4 Mar 2014

NZ waste firm 'long-term investment'

7:32 am on 4 March 2014

Beijing Capital Group sees the purchase of Transpacific's New Zealand waste management business as a strategic long-term investment, the company's adviser says.

Transpacific Industries is to sell the previously listed Waste Management business to Beijing Capital Group for $950 million.

Bejing Capital is a long-standing member of China's Top 500 Enterprises with specialist expertise in water treatment, waste management, mass transit railways and toll roads. It has more than $US21 billion in assets, and its sales last year were $US3.7 billion.

Its purchase of the Waste Management operations is its first investment outside of China and Hong Kong.

Beijing Capital Group adviser Graham Mulligan said it was a strategic investment for his client.
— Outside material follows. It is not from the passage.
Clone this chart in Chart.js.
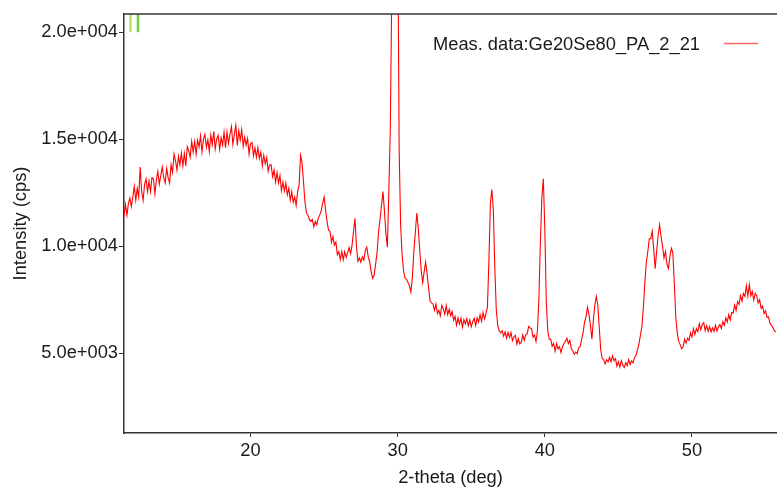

"Beijing Capital is a significant player in China and it has a number of investments in the waste management and environmental management areas," he said.

"It sees the acquisition of (Transpacific) as a strategic, long-term investment for them, where there will be transfer of technology from the expertise that (Transpacific) has into China, and vice versa."

Current Transpacific management had previously provided advice on landfill development to Beijing and Shanghai, Mr Mulligan said.

Transpacific bought the rubbish collector in 2006 in a $880 million buyout.

Chief executive Robert Boucher said the Beijing Capital sale would allow his company to pay down debt. It also gave it increased flexibility and mean it would be able to consider paying dividends again.

New Zealand operations managing director Tom Nickels will continue in his role under the new ownership. He has held the role for the past six years.

"I'm very pleased to say that the new owners have been very impressed with the New Zealand management team and they've confirmed that they are not planning any changes," Mr Nickels said.

"In fact, the strength and quality of the New Zealand management team was a big factor in their decision to pursue this acquisition."

Transpacific opted for what was essentially a trade sale, rather than a float process, because the level of interest in the business was sufficient that a trade sale was quicker and gave a greater certainty of outcome, Mr Nickels said.

The company expected the sale would be completed by the end of June, subject to the consent of the New Zealand Overseas Investment Office and Chinese regulators.

Operating earnings in the 12 months to June last year for the New Zealand business was $107 million, which was expected to rise to $110 million in the current year.